Investing style: What investments? Miller puts every nickel he can into his cash-hungry company.
Looking ahead: For Miller, Body & Soul is his financial future. His goal is to build it up to $5 million to $10 million in sales (2002 sales will be around $3.1 million) and then sell out to a major cosmetics company. (Several buyers have already come calling.) He expects to put about half his proceeds in a "very conservative" retirement account and use the rest for real estate and to fund a new venture of some kind.
Quote: "I've been through a lot, and it always worked out. I'm young enough that I can still screw up a few more times."
Resources: Where to Start Getting Investment Help
You have money to manage but also a business to run. A large swath of the financial-services industry is eager to help with the former while you concentrate on the latter. Key questions to ask financial planners: What are they good at -- and how do they get paid?
Financial planners come in several varieties. One kind (visit napfa.org) works strictly for fees, usually a small percentage fee based on the assets managed for you. A larger group (find it at fpanet.org) mixes in commission income from insurance or other products.
Stockbrokers (who may also be financial planners) have traditionally targeted business owners. Most still make their money on commissions, though some (notably at Merrill Lynch, which now calls its brokers financial advisers) are moving toward a fee-based system, the better to align their interests with customers'. Merrill's Business Financial Services unit ( businesscenter.ml.com) provides financing for small businesses and offers personal financial services for business owners.

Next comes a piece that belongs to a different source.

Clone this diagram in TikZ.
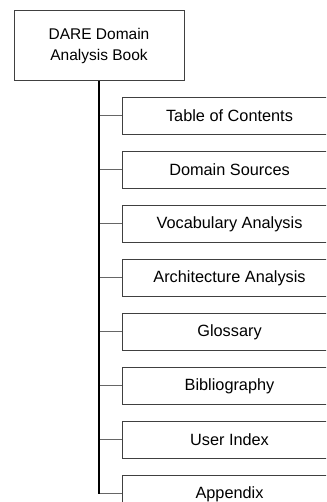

Money managers offer posh services to the wealthiest entrepreneurs; the minimum account size at Massachusetts-based David L. Babson & Co. ( dlbabson.com), for example, is $2 million. New York City-based Bernstein ( bernstein.com) is known for objective research. Neuberger Berman ( nb.com), also based in New York City, pitches a concept dubbed the "completion portfolio," in which entrepreneurs compensate for overconcentration in their own business by investing in other industries and asset types.